**PROBLEM REQUIREMENTS**
Retype only the lines below from the one with "Reproduce this chart with matplotlib." to the one with "right_arc = (301.1, 240.8)", inclusive, skipping every image.
- - -
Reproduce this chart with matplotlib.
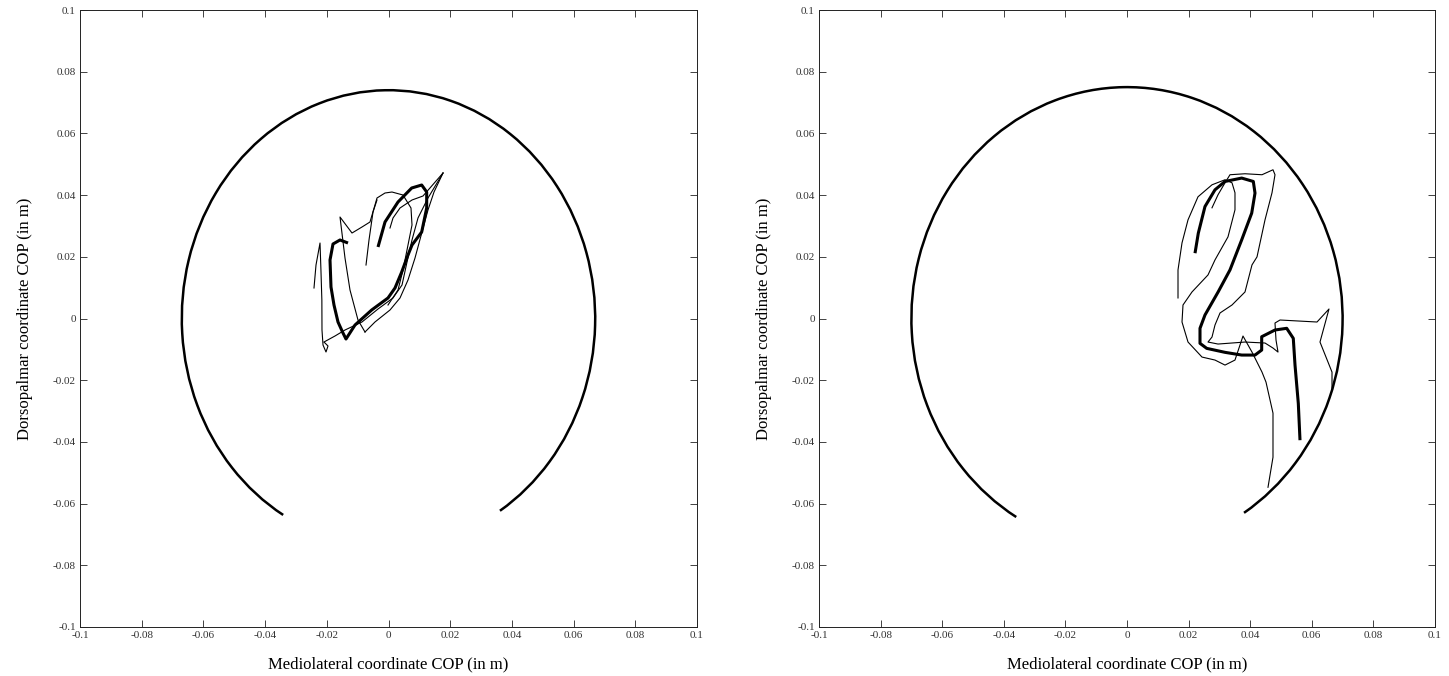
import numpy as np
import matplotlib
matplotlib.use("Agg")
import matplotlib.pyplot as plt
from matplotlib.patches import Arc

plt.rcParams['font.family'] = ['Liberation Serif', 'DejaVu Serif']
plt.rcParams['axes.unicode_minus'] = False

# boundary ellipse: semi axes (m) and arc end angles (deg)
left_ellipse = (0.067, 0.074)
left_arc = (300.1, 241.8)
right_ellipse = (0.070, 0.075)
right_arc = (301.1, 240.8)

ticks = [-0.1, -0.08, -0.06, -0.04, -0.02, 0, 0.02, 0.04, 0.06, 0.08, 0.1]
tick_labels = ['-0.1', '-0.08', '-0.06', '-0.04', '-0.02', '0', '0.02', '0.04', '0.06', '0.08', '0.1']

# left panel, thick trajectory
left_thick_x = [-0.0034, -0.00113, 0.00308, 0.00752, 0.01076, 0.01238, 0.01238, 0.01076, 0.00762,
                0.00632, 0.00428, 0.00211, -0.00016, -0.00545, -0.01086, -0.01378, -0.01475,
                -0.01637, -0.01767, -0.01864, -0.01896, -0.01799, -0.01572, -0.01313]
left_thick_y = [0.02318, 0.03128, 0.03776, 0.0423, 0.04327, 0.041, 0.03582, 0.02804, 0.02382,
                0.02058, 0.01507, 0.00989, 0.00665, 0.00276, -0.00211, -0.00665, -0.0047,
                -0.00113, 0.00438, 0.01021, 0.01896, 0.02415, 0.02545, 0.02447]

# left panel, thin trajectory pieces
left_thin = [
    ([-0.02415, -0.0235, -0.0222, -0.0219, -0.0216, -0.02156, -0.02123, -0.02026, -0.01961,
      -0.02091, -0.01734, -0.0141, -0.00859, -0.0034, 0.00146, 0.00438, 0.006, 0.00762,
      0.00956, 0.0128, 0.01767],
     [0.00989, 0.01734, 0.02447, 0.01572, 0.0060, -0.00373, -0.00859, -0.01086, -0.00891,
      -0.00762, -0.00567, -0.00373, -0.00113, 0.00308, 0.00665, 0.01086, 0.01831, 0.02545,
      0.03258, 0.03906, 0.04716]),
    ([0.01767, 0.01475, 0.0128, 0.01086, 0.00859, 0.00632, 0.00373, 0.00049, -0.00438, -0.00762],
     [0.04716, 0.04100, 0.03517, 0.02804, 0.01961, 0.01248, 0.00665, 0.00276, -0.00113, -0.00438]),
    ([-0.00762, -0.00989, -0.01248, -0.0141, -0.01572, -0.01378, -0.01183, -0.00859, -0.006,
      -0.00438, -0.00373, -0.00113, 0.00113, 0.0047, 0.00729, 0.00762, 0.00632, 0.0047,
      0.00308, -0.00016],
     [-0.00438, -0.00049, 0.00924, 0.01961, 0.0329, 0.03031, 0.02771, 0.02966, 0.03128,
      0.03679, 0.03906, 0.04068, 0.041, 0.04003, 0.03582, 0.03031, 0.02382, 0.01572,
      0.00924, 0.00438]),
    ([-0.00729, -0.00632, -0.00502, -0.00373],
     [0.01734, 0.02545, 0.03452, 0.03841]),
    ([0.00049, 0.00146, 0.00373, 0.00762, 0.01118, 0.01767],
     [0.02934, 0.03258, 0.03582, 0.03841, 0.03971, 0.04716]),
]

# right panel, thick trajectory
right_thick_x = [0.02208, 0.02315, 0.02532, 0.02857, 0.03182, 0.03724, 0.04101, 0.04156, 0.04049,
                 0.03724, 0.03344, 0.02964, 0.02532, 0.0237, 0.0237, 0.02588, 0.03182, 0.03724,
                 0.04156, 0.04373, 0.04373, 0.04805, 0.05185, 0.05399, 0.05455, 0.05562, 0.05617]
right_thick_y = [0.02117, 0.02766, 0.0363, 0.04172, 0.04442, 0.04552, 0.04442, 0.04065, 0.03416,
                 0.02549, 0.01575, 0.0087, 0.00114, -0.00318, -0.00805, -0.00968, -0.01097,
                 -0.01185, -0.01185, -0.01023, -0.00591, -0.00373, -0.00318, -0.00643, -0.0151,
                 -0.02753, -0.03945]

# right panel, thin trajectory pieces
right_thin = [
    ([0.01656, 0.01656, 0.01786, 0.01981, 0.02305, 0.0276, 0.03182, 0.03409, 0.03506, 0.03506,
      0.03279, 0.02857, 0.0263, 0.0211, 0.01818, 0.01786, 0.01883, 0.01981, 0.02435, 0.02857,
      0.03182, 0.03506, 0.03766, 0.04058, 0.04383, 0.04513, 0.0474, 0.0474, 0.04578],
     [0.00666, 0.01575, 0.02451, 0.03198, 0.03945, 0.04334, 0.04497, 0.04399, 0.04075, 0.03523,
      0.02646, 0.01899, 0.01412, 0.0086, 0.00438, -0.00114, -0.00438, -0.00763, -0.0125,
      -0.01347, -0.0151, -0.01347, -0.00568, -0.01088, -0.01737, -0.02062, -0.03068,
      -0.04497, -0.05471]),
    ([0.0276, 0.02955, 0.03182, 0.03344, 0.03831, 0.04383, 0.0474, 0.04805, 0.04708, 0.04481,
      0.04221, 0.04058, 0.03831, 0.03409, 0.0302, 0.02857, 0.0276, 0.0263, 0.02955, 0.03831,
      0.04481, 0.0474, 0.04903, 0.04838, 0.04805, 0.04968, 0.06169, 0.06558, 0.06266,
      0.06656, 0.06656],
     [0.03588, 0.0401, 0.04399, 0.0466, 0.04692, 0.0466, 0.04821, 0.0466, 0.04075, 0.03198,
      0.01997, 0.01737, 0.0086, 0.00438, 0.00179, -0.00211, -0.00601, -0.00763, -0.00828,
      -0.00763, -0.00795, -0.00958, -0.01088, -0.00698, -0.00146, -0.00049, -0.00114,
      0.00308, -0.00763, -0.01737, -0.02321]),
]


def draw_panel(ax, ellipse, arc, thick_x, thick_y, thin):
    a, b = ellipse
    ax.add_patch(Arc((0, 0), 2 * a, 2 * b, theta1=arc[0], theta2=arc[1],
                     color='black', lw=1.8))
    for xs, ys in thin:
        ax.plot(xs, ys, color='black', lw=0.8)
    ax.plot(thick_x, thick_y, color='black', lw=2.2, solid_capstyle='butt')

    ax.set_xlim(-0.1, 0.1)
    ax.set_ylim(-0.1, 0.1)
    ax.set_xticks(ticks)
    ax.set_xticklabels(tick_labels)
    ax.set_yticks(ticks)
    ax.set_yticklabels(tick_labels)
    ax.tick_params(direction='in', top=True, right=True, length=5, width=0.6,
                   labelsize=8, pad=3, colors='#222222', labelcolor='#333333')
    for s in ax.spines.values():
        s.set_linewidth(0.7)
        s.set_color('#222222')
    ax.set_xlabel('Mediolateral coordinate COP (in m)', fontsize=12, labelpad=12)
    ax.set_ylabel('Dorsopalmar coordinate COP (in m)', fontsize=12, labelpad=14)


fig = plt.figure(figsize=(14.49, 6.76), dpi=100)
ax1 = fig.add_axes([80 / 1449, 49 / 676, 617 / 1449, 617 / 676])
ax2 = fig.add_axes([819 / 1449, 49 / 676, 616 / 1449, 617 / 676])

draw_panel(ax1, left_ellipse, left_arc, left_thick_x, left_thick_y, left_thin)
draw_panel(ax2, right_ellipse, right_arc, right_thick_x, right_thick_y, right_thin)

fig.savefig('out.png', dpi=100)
- - -
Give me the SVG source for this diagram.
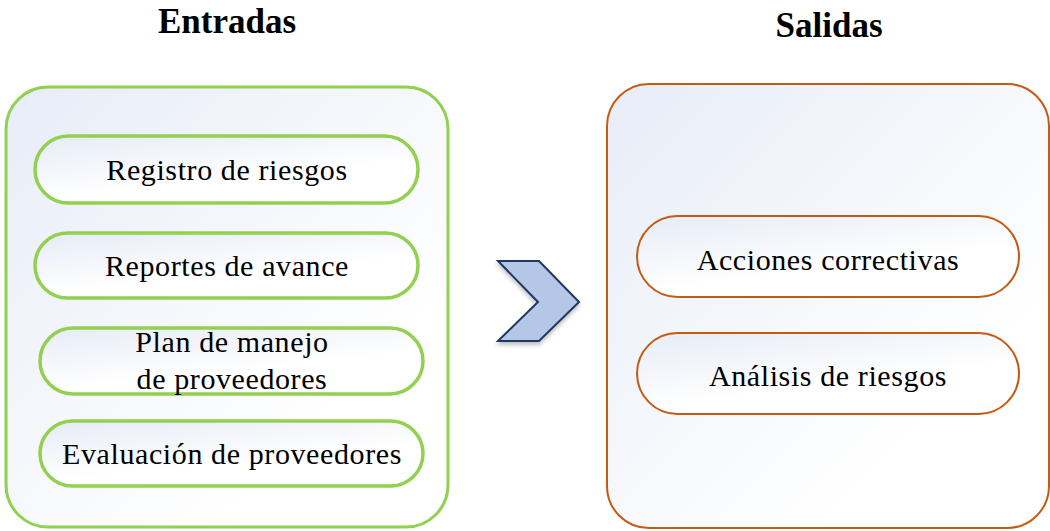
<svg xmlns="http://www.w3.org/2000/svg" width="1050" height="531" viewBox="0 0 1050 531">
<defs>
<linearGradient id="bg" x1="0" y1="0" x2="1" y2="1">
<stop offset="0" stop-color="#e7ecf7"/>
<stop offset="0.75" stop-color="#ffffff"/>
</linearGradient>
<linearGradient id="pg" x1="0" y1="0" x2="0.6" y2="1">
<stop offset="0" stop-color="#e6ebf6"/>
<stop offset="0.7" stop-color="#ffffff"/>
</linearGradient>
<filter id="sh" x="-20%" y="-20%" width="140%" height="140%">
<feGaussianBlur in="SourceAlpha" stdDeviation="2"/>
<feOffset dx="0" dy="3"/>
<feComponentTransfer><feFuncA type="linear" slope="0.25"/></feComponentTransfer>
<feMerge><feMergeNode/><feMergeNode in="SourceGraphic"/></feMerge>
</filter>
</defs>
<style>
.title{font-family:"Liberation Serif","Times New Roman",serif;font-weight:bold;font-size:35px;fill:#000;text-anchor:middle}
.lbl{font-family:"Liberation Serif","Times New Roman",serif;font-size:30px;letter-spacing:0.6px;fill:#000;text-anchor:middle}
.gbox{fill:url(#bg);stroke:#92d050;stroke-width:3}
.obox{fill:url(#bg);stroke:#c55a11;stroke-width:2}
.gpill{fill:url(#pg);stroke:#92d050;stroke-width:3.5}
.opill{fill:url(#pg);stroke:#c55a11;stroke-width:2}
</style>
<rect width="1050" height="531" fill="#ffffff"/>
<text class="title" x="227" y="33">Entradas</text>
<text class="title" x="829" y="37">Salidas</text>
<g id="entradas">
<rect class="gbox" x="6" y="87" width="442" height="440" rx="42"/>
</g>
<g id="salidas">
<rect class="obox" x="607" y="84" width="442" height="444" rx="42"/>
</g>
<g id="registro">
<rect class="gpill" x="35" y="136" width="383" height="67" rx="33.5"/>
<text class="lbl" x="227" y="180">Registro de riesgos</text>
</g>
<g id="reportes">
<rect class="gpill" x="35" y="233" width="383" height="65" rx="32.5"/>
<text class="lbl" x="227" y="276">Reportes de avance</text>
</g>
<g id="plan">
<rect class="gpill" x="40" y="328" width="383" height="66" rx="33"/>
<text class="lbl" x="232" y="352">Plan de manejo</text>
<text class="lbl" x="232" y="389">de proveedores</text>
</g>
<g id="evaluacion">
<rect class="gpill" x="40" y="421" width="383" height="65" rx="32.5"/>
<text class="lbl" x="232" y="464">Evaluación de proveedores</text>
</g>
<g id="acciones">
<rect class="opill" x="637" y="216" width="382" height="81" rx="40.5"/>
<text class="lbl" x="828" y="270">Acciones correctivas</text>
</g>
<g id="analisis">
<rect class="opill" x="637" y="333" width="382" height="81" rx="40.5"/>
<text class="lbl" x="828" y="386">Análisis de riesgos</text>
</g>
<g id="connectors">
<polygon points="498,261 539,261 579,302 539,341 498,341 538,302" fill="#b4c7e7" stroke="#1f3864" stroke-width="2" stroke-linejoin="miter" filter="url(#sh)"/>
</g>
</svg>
- - -
**RESPONSE TO THE TASK**
Reproduce this chart with matplotlib.
import numpy as np
import matplotlib
matplotlib.use("Agg")
import matplotlib.pyplot as plt
from matplotlib.patches import Arc

plt.rcParams['font.family'] = ['Liberation Serif', 'DejaVu Serif']
plt.rcParams['axes.unicode_minus'] = False

# boundary ellipse: semi axes (m) and arc end angles (deg)
left_ellipse = (0.067, 0.074)
left_arc = (300.1, 241.8)
right_ellipse = (0.070, 0.075)
right_arc = (301.1, 240.8)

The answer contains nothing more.